Он снял шапку, обнажив круглую большую голову с редкими, белобрысыми волосиками.
— И мы выйдем из душных городов на простор земли, чтобы увидеть эту землю и быть, наконец, счастливыми… Ведь высшая мудрость, вы знаете, заключается в счастии и только в счастии… Это я вам говорю… А не в том, чтобы докопаться до корня вещей… И тот, кто принесет эту легенду о земле, будет новый великий пророк… Но какая это будет легенда? Вот этого и не знаю…
Он мечтательно закрыл глаза рукою и несколько мгновений помолчал.

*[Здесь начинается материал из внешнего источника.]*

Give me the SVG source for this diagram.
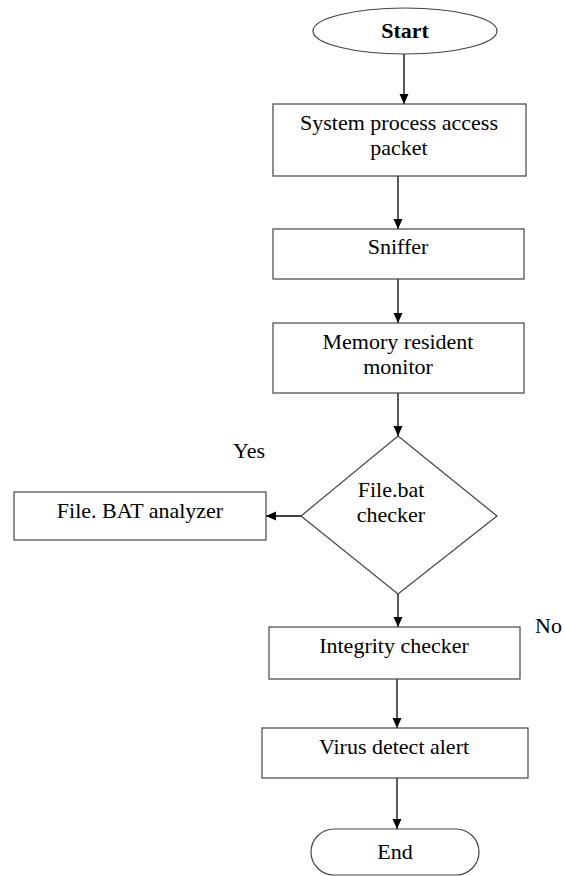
<svg xmlns="http://www.w3.org/2000/svg" width="565" height="876" viewBox="0 0 565 876">
<style>
.n{fill:#fff;stroke:#444;stroke-width:1.2}
.t{font-family:"Liberation Serif","Times New Roman",serif;font-size:22px;fill:#000;text-anchor:middle}
.l{font-family:"Liberation Serif","Times New Roman",serif;font-size:22px;fill:#000}
.c{stroke:#000;stroke-width:1.3;fill:none;marker-end:url(#a)}
</style>
<defs>
<marker id="a" markerWidth="10" markerHeight="10" refX="10" refY="5" orient="auto" markerUnits="userSpaceOnUse">
<path d="M0,0.5 L10,5 L0,9.5 Z" fill="#000"/>
</marker>
</defs>
<rect width="565" height="876" fill="#fff"/>
<g id="connectors">
<line class="c" x1="404" y1="54" x2="404" y2="104"/>
<line class="c" x1="398" y1="176" x2="398" y2="229"/>
<line class="c" x1="398" y1="279" x2="398" y2="323"/>
<line class="c" x1="398" y1="393" x2="398" y2="436"/>
<line class="c" x1="301" y1="516" x2="266" y2="516"/>
<line class="c" x1="398" y1="594" x2="398" y2="627"/>
<line class="c" x1="397" y1="679" x2="397" y2="728"/>
<line class="c" x1="397" y1="778" x2="397" y2="829"/>
</g>
<g id="start">
<ellipse class="n" cx="405" cy="31" rx="92" ry="23"/>
<text class="t" x="405" y="38" font-weight="bold">Start</text>
</g>
<g id="system">
<rect class="n" x="273" y="104" width="253" height="72"/>
<text class="t" x="399" y="130">System process access</text>
<text class="t" x="399" y="155">packet</text>
</g>
<g id="sniffer">
<rect class="n" x="273" y="229" width="251" height="50"/>
<text class="t" x="398" y="254">Sniffer</text>
</g>
<g id="memory">
<rect class="n" x="273" y="323" width="251" height="70"/>
<text class="t" x="398" y="349">Memory resident</text>
<text class="t" x="398" y="374">monitor</text>
</g>
<g id="filebat">
<polygon class="n" points="398,436 497,516 398,594 301,516"/>
<text class="t" x="391" y="497">File.bat</text>
<text class="t" x="391" y="522">checker</text>
</g>
<g id="analyzer">
<rect class="n" x="14" y="492" width="252" height="48"/>
<text class="t" x="140" y="518">File. BAT analyzer</text>
</g>
<g id="integrity">
<rect class="n" x="269" y="627" width="251" height="52"/>
<text class="t" x="394" y="653">Integrity checker</text>
</g>
<g id="virus">
<rect class="n" x="262" y="728" width="266" height="50"/>
<text class="t" x="394" y="754">Virus detect alert</text>
</g>
<g id="end">
<rect class="n" x="311" y="829" width="168" height="46" rx="23" ry="23"/>
<text class="t" x="395" y="859">End</text>
</g>
<g id="labels">
<text class="l" x="233" y="458">Yes</text>
<text class="l" x="535" y="633">No</text>
</g>
</svg>
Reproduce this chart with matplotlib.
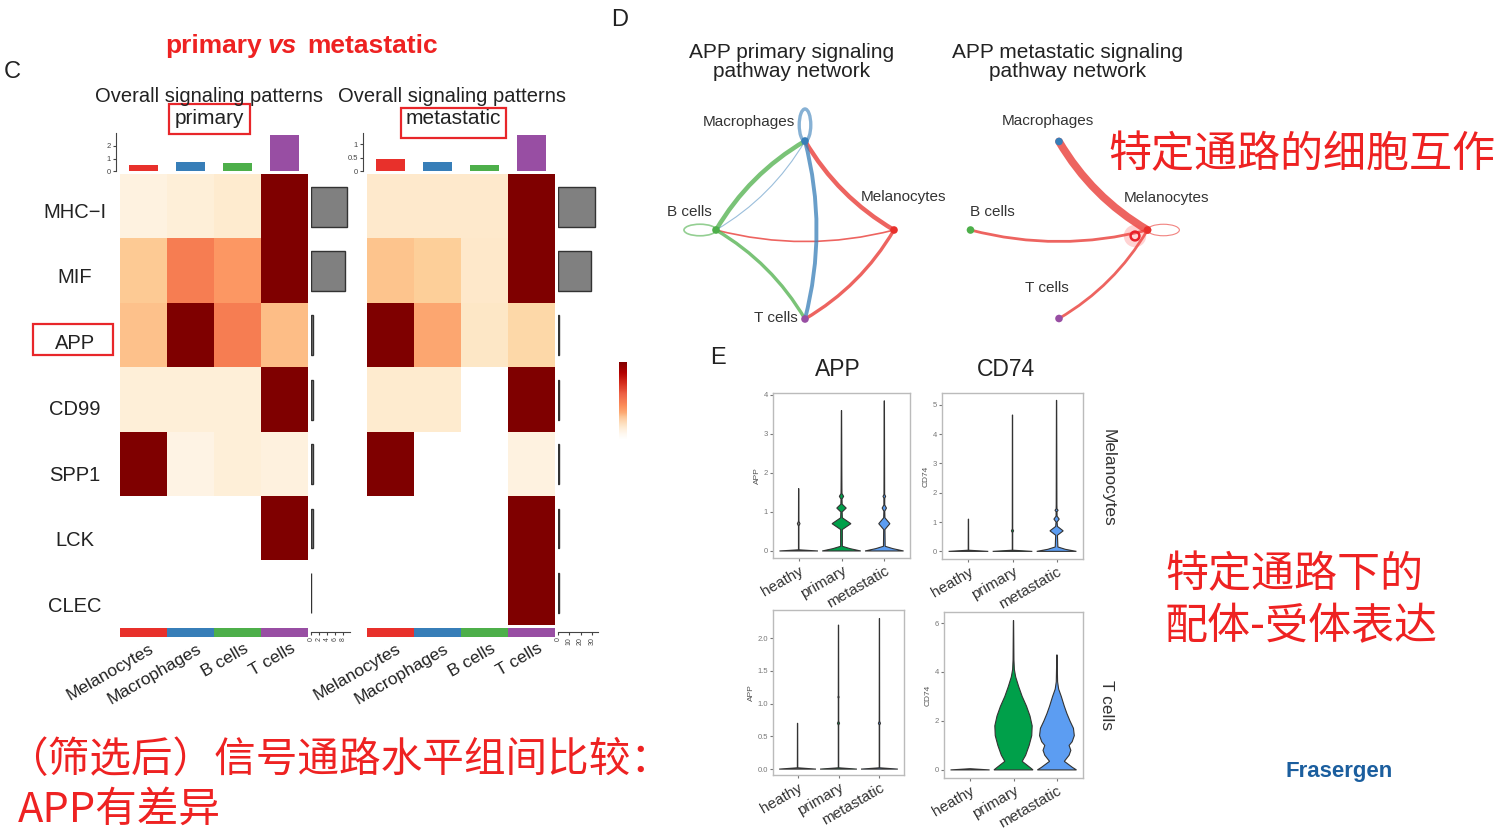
import numpy as np
import matplotlib
matplotlib.use('Agg')
import matplotlib.pyplot as plt
from matplotlib.patches import Rectangle, FancyArrowPatch, Ellipse

plt.rcParams['font.family'] = ['Liberation Sans', 'Noto Sans CJK SC', 'DejaVu Sans']

W, H = 1500, 833

# ---- panel C: signaling role heatmaps ----
pathways = ['MHC−I', 'MIF', 'APP', 'CD99', 'SPP1', 'LCK', 'CLEC']
cell_types = ['Melanocytes', 'Macrophages', 'B cells', 'T cells']
cell_colors = ['#E8302B', '#377EB8', '#4DAF4A', '#984EA3']

primary_heat = [[0.04, 0.07, 0.10, 1.0],
                [0.30, 0.55, 0.47, 1.0],
                [0.34, 1.00, 0.55, 0.36],
                [0.07, 0.07, 0.07, 1.0],
                [1.00, 0.03, 0.07, 0.05],
                [0, 0, 0, 1.0],
                [0, 0, 0, 0]]
metastatic_heat = [[0.11, 0.11, 0.11, 1.0],
                   [0.33, 0.27, 0.12, 1.0],
                   [1.00, 0.43, 0.13, 0.22],
                   [0.10, 0.10, 0, 1.0],
                   [1.00, 0, 0, 0.04],
                   [0, 0, 0, 1.0],
                   [0, 0, 0, 1.0]]
primary_top = [0.48, 0.70, 0.67, 2.88]
metastatic_top = [0.44, 0.32, 0.23, 1.33]
primary_side = [9.0, 8.4, 0.6, 0.6, 0.55, 0.5, 0.1]
metastatic_side = [33, 29, 1.0, 0.9, 0.8, 0.8, 0.8]

# ---- panel D: APP signaling networks ----
nodes = ['Melanocytes', 'Macrophages', 'B cells', 'T cells']
primary_edges = [('Melanocytes', 'Macrophages', 4.0), ('Melanocytes', 'T cells', 3.0),
                 ('Melanocytes', 'B cells', 1.5), ('B cells', 'Macrophages', 4.0),
                 ('B cells', 'T cells', 3.0), ('Macrophages', 'T cells', 3.5),
                 ('Macrophages', 'B cells', 1.0)]
primary_loops = [('B cells', 1.5), ('Macrophages', 3.0)]
metastatic_edges = [('Melanocytes', 'Macrophages', 7.0), ('Melanocytes', 'B cells', 2.5),
                    ('Melanocytes', 'T cells', 2.5)]
metastatic_loops = [('Melanocytes', 1.0)]

# ---- panel E: violin profiles (expression level, half width) ----
groups = ['heathy', 'primary', 'metastatic']
group_colors = ['#8A8A8A', '#00A04A', '#5C9DF2']

app_mel = [
    ([0, 0.03, 0.64, 0.7, 0.76, 1.6], [0.45, 0.005, 0.005, 0.03, 0.005, 0.003]),
    ([0, 0.06, 0.12, 0.55, 0.7, 0.85, 1.0, 1.1, 1.2, 1.33, 1.4, 1.47, 1.6, 2.0, 3.6],
     [0.45, 0.2, 0.02, 0.02, 0.22, 0.02, 0.015, 0.11, 0.015, 0.012, 0.05, 0.012, 0.01, 0.008, 0.003]),
    ([0, 0.06, 0.12, 0.55, 0.7, 0.85, 1.02, 1.1, 1.18, 1.35, 1.4, 1.45, 3.85],
     [0.45, 0.2, 0.02, 0.015, 0.13, 0.015, 0.01, 0.05, 0.01, 0.01, 0.03, 0.008, 0.003]),
]
cd74_mel = [
    ([0, 0.04, 1.1], [0.45, 0.005, 0.003]),
    ([0, 0.04, 0.64, 0.7, 0.76, 4.65], [0.45, 0.005, 0.005, 0.025, 0.005, 0.003]),
    ([0, 0.07, 0.15, 0.55, 0.7, 0.85, 1.0, 1.1, 1.2, 1.35, 1.4, 1.45, 1.6, 5.15],
     [0.45, 0.2, 0.03, 0.02, 0.15, 0.02, 0.012, 0.06, 0.012, 0.01, 0.035, 0.01, 0.008, 0.003]),
]
app_t = [
    ([0, 0.02, 0.7], [0.45, 0.005, 0.003]),
    ([0, 0.02, 0.67, 0.7, 0.73, 1.08, 1.1, 1.12, 2.2],
     [0.45, 0.005, 0.005, 0.025, 0.005, 0.005, 0.015, 0.005, 0.003]),
    ([0, 0.02, 0.67, 0.7, 0.73, 2.3], [0.45, 0.005, 0.005, 0.025, 0.005, 0.003]),
]
cd74_t = [
    ([0, 0.05], [0.45, 0]),
    ([0, 0.1, 0.35, 0.6, 1.0, 1.4, 1.8, 2.2, 2.6, 3.0, 3.4, 3.8, 4.1, 4.5, 6.1],
     [0.45, 0.38, 0.2, 0.28, 0.36, 0.42, 0.43, 0.38, 0.3, 0.2, 0.12, 0.05, 0.02, 0.01, 0.003]),
    ([0, 0.1, 0.35, 0.6, 0.8, 1.0, 1.15, 1.4, 1.7, 2.0, 2.3, 2.6, 3.0, 3.3, 3.6, 4.7],
     [0.45, 0.36, 0.17, 0.28, 0.32, 0.28, 0.35, 0.4, 0.38, 0.3, 0.23, 0.17, 0.1, 0.04, 0.015, 0.003]),
]

RED = '#EE2222'

fig = plt.figure(figsize=(15, 8.33), dpi=100)


def add_ax(x0, y0, x1, y1):
    return fig.add_axes([x0 / W, 1 - y1 / H, (x1 - x0) / W, (y1 - y0) / H])


def ftext(x, y, s, **kw):
    return fig.text(x / W, 1 - y / H, s, **kw)


def fbox(x0, y0, x1, y1):
    fig.add_artist(Rectangle((x0 / W, 1 - y1 / H), (x1 - x0) / W, (y1 - y0) / H,
                             transform=fig.transFigure, fill=False, ec='#E8262A', lw=1.6))


cmap = plt.get_cmap('OrRd').copy()
cmap.set_bad('white')


def draw_heatmap(x0, heat, top, top_ticks, top_labels, top_max, side, side_ticks, side_max, side_w):
    ax = add_ax(x0, 174.5, x0 + 188, 625)
    data = np.ma.masked_equal(np.array(heat, float), 0)
    ax.imshow(data, cmap=cmap, vmin=0, vmax=1, aspect='auto', interpolation='nearest')
    ax.set_axis_off()

    axt = add_ax(x0, 133, x0 + 188, 171)
    axt.bar(range(4), top, width=0.62, color=cell_colors)
    axt.set_xlim(-0.5, 3.5)
    axt.set_ylim(0, top_max)
    for s in ['top', 'right', 'bottom']:
        axt.spines[s].set_visible(False)
    axt.spines['left'].set_position(('outward', 3))
    axt.spines['left'].set_color('#444444')
    axt.set_xticks([])
    axt.set_yticks(top_ticks)
    axt.set_yticklabels(top_labels)
    axt.tick_params(axis='y', labelsize=5.5, length=2.5, pad=1, colors='#444444')

    axs = add_ax(x0, 628, x0 + 188, 637)
    axs.bar(range(4), [1] * 4, width=1, color=cell_colors)
    axs.set_xlim(-0.5, 3.5)
    axs.set_ylim(0, 1)
    axs.set_axis_off()
    for i, name in enumerate(cell_types):
        ftext(x0 + 47 * i + 29, 641, name, rotation=30, ha='right', va='top',
              rotation_mode='anchor', fontsize=12.5, color='#222222')

    axr = add_ax(x0 + 191, 174.5, x0 + 191 + side_w, 625)
    axr.barh(range(7), side, height=0.62, color='#808080', edgecolor='#333333', lw=1)
    axr.set_ylim(6.5, -0.5)
    axr.set_xlim(0, side_max)
    for s in ['top', 'right', 'left']:
        axr.spines[s].set_visible(False)
    axr.spines['bottom'].set_position(('outward', 5))
    axr.spines['bottom'].set_color('#444444')
    axr.set_yticks([])
    axr.set_xticks(side_ticks)
    axr.tick_params(axis='x', labelsize=5, length=2.5, pad=1, colors='#444444', labelrotation=90)


draw_heatmap(120, primary_heat, primary_top, [0, 1, 2], ['0', '1', '2'], 3.04,
             primary_side, [0, 2, 4, 6, 8], 9.75, 39)
draw_heatmap(367, metastatic_heat, metastatic_top, [0, 0.5, 1], ['0', '0.5', '1'], 1.41,
             metastatic_side, [0, 10, 20, 30], 35.4, 40)

for i, name in enumerate(pathways):
    ftext(75, 212 + 65.8 * i, name, ha='center', va='center', fontsize=14.5, color='#222222')
fbox(33, 324, 113, 355)

# colour key
axc = add_ax(619, 362, 627, 440)
v = np.linspace(1, 0.12, 80)
rgba = cmap(v)
rgba[:, 3] = np.clip((v - 0.12) / 0.3, 0, 1)
axc.imshow(rgba[:, None, :], aspect='auto')
axc.set_axis_off()

ftext(12, 72, 'C', fontsize=17, ha='center', va='center', color='#222222')
ftext(165, 46, 'primary', fontsize=19, fontweight='bold', color=RED, ha='left', va='center')
ftext(282, 46, 'vs', fontsize=19, fontweight='bold', style='italic', color=RED, ha='center', va='center')
ftext(307, 46, 'metastatic', fontsize=19, fontweight='bold', color=RED, ha='left', va='center')
ftext(209, 97, 'Overall signaling patterns', fontsize=14.5, ha='center', va='center', color='#222222')
ftext(452, 97, 'Overall signaling patterns', fontsize=14.5, ha='center', va='center', color='#222222')
ftext(209, 119, 'primary', fontsize=15, ha='center', va='center', color='#222222')
ftext(453, 119, 'metastatic', fontsize=15, ha='center', va='center', color='#222222')
fbox(169, 104, 250, 134)
fbox(401, 108, 506, 138)

# ---- panel D ----
angles = np.deg2rad([0, 90, 180, 270])
node_xy = {n: (np.cos(a), np.sin(a)) for n, a in zip(nodes, angles)}
node_col = dict(zip(nodes, cell_colors))
loop_dir = dict(zip(nodes, [0, 90, 180, 270]))


def draw_network(cx, cy, r, edges, loops, label_offsets, title, title_x):
    ax = add_ax(cx - 160, 95, cx + 160, 345)
    ax.set_xlim(-160 / r, 160 / r)
    ax.set_ylim(-(345 - cy) / r, (cy - 95) / r)
    ax.set_axis_off()
    for src, dst, w in edges:
        alpha = 0.5 if w < 1.2 else 0.75
        ax.add_patch(FancyArrowPatch(node_xy[src], node_xy[dst], arrowstyle='-',
                                     connectionstyle='arc3,rad=-0.13', lw=w * 0.8,
                                     color=node_col[src], alpha=alpha, shrinkA=0, shrinkB=0,
                                     capstyle='round'))
    for n, w in loops:
        a = np.deg2rad(loop_dir[n])
        x, y = node_xy[n]
        ax.add_patch(Ellipse((x + 0.18 * np.cos(a), y + 0.18 * np.sin(a)), 0.36, 0.13,
                             angle=loop_dir[n], fill=False, ec=node_col[n], lw=w * 0.8, alpha=0.6))
    for n in nodes:
        x, y = node_xy[n]
        ax.scatter([x], [y], s=30, color=node_col[n], zorder=5, edgecolors='none')
        dx, dy, ha = label_offsets[n]
        ax.annotate(n, (x, y), xytext=(dx, dy), textcoords='offset pixels', ha=ha, va='center',
                    fontsize=11, color='#333333')
    ftext(title_x, 62, title, fontsize=15, ha='center', va='center', linespacing=1.0, color='#222222')
    return ax


left_offsets = {'Macrophages': (-10, 19, 'right'), 'Melanocytes': (9, 33, 'center'),
                'B cells': (-27, 18, 'center'), 'T cells': (-7, 1, 'right')}
right_offsets = {'Macrophages': (-11, 20, 'center'), 'Melanocytes': (19, 32, 'center'),
                 'B cells': (22, 18, 'center'), 'T cells': (-12, 31, 'center')}
draw_network(805, 230, 89, primary_edges, primary_loops, left_offsets,
             'APP primary signaling\npathway network', 792)
axn = draw_network(1059, 230, 88.5, metastatic_edges, metastatic_loops, right_offsets,
                   'APP metastatic signaling\npathway network', 1068)
hx, hy = (1135 - 1059) / 88.5, -(236 - 230) / 88.5
axn.scatter([hx], [hy], s=260, color='#FF5050', alpha=0.25, edgecolors='none', zorder=6)
axn.scatter([hx], [hy], s=40, facecolors='none', edgecolors='#E8202A', lw=1.8, zorder=7)

ftext(620, 20, 'D', fontsize=17, ha='center', va='center', color='#222222')
ftext(1302, 155, '特定通路的细胞互作', fontsize=31, color=RED, ha='center', va='center',
      family=['Noto Sans CJK SC'])

# ---- panel E ----


def draw_violins(box, profiles, ylim, yticks, ylabel):
    ax = add_ax(*box)
    for i, (ys, ws) in enumerate(profiles):
        ys = np.array(ys, float)
        ws = np.array(ws, float)
        xs = np.concatenate([i + 1 + ws, (i + 1 - ws)[::-1]])
        yy = np.concatenate([ys, ys[::-1]])
        ax.fill(xs, yy, facecolor=group_colors[i], edgecolor='#333333', lw=0.8)
    ax.set_xlim(0.4, 3.6)
    ax.set_ylim(ylim)
    for s in ax.spines.values():
        s.set_color('#BBBBBB')
        s.set_linewidth(1)
    ax.set_yticks(yticks)
    ax.set_xticks([1, 2, 3])
    ax.set_xticklabels(groups, rotation=30, ha='right', rotation_mode='anchor', fontsize=11,
                       color='#333333')
    ax.tick_params(axis='y', labelsize=5.5, length=2, pad=1.5, colors='#777777')
    ax.tick_params(axis='x', length=2, pad=2, colors='#777777', labelcolor='#333333')
    ax.set_ylabel(ylabel, fontsize=6, color='#555555', labelpad=2)
    return ax


draw_violins((773, 393, 910, 558), app_mel, (-0.18, 4.05), [0, 1, 2, 3, 4], 'APP')
draw_violins((942, 393, 1083, 559), cd74_mel, (-0.26, 5.4), [0, 1, 2, 3, 4, 5], 'CD74')
ax_b = draw_violins((773, 610, 904, 775), app_t, (-0.09, 2.43), [0, 0.5, 1.0, 1.5, 2.0], 'APP')
ax_b.set_yticklabels(['0.0', '0.5', '1.0', '1.5', '2.0'])
draw_violins((944, 612, 1083, 778), cd74_t, (-0.33, 6.45), [0, 2, 4, 6], 'CD74')

ftext(718, 358, 'E', fontsize=17, ha='center', va='center', color='#222222')
ftext(838, 370, 'APP', fontsize=16.5, ha='center', va='center', color='#222222')
ftext(1006, 370, 'CD74', fontsize=16.5, ha='center', va='center', color='#222222')
ftext(1108, 478, 'Melanocytes', fontsize=12.5, rotation=-90, ha='center', va='center', color='#333333')
ftext(1106, 705, 'T cells', fontsize=12.5, rotation=-90, ha='center', va='center', color='#333333')

ftext(1165, 575, '特定通路下的', fontsize=31, color=RED, ha='left', va='center',
      family=['Noto Sans CJK SC'])
ftext(1165, 627, '配体-受体表达', fontsize=31, color=RED, ha='left', va='center',
      family=['Noto Sans CJK SC'])
ftext(6, 760, '（筛选后）信号通路水平组间比较：', fontsize=30, color=RED, ha='left', va='center',
      family=['Noto Sans CJK SC'])
ftext(18, 810, 'APP有差异', fontsize=30, color=RED, ha='left', va='center',
      family=['Noto Sans CJK SC'])
ftext(1339, 772, 'Frasergen', fontsize=16, fontweight='bold', color='#1B5E9E', ha='center', va='center')

fig.savefig('out.png', dpi=100)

Федоров стоял в отдалении, весь погруженный в созерцание и слух.
Калинин, отпустил руку и осмотрелся.
— Смотрите, какая березка! — сказал он неожиданно Федоров взглянул, и березка ему тоже как-то странно понравилась по-весеннему.
Она стояла перед ними чистенькая, белоствольная, точно вымытая, и не похоже было, что она выросла при дороге.
Калинин ласково потрогал ее молодые, еле раскрывшиеся листочки.
— Каждый год эти листочки обновляются, — говорил он проникновенно. — Вот она где неопалимая-то купина, из которой непременно раздастся голос… Просмотрели… да… Прижаться к ней грудью, вдохнуть от нее жизненной бодрости… позанять понимания жизни… Вишь, она как твердо стоит. И уж она не выдаст…. Шалишь!
Он злобно чему-те усмехнулся, оскалив желтые клыки.
— Постойте еще минутку… Мы потом с вами далеко уйдем… Это немного фантастично и отдает Карамзиным, но мне хочется прижать ее, голубушку… эту вот купину белоствольную, к моему сердцу… И вот почему-то не смею: глупым кажется… А просто идти по дороге и зевать на леса и звезды это не глупо… Кто-то испортил мою душу… внушил мне, что все это вздор, что будто я серый, так называемый обыкновенный человек… И я поверил… и все мы поверили… Вот в чем наша трагедия!.. И она зовется в наши дни трезвым взглядом… Кто-то потихоньку обокрал святая-святых моей души…
Он с злобою посмотрел на березку.
— И ведь вот… чего и кого конфузиться? А не смею. Ничего не смею… Впрочем, черт с ним… все равно…
Он колеблющимся шагом подошел к дереву и угрюмо обнял его да так и застыл, точно стоило только прикоснуться к чему-то, переступить странную черту, и все делалось хорошо и понятно.
Федоров прислушался, вытянув шею.
Калинин тихо, точно ребенок, всхлипывал.
Предсмертные мысли Гуляева
Начал думать Гуляев «всерьез» только тогда, когда его земное поприще окончилось, то есть он заболел неизлечимою болезнью, вышел в отставку и перестал ходить на службу.
Он любил думать и раньше, даже писал рассуждения и статьи и кое-что напечатал в газетах при посредстве одного знакомого сотрудника. Но тогда он стремился не только мыслить, сколько закруглять свои мысли. Заботился о том, что «скажут» о тех, или других его рассуждениях или словах, будет ли это соответствовать «занимаемому положению», и не будет ли противоречить тому, что он говорил раньше или говорит всегда.
И оттого все его прежние мысли были одною сплошною фальшью, приглаженною сверху политурою разных гладких и внутренно бессодержательных слов. Происходило же это оттого, что он должен был жить и действовать. А когда человек действует и живет, он не должен противоречить себе. Жизнь и люди требуют от него, чтобы он постоянно согласовался сам с собою: чтобы сегодня думал или, по крайней мере, утверждал то же, что вчера и, сообразно с этим, поступал.
Но теперь с Гуляева спало больше половины его прежних обязанностей, и оттого он почувствовал, что его мысль освободилась. Освобожденная, она тем не менее продолжала двигаться все вперед и вперед.
Теперь он понимал, почему раньше им овладевала беспредметная тоска. Тоска (это он теперь хорошо видел) есть обманутая мысль. Мысль же всегда хочет докопаться до своего корня, до последнего основания. Но жизнь требует быстрых и определенных ответов. И оттого между жизнью и мыслью происходит вечный конфликт. А в результате — тоска.
Это так ясно.
И оттого же теперь Гуляев больше не испытывал никакой тоски. Он испытывал только раздражение.
Обычная домашняя обстановка развлекала и стесняла его, и оттого он думал больше по ночам.
— Хорошо, — говорил он сам себе обрадованно каждый раз, пробуждаясь среди ночи от короткого забытья, и продолжал рассуждать сам с собою совершенно так, как будто председательствовал в каком-нибудь собрании. — В прошлый раз мы остановились на…
И пожевав пересмякшими губами и выпростав из-под одеяла исхудавшие руки в теплой фуфайке, он начинал думать.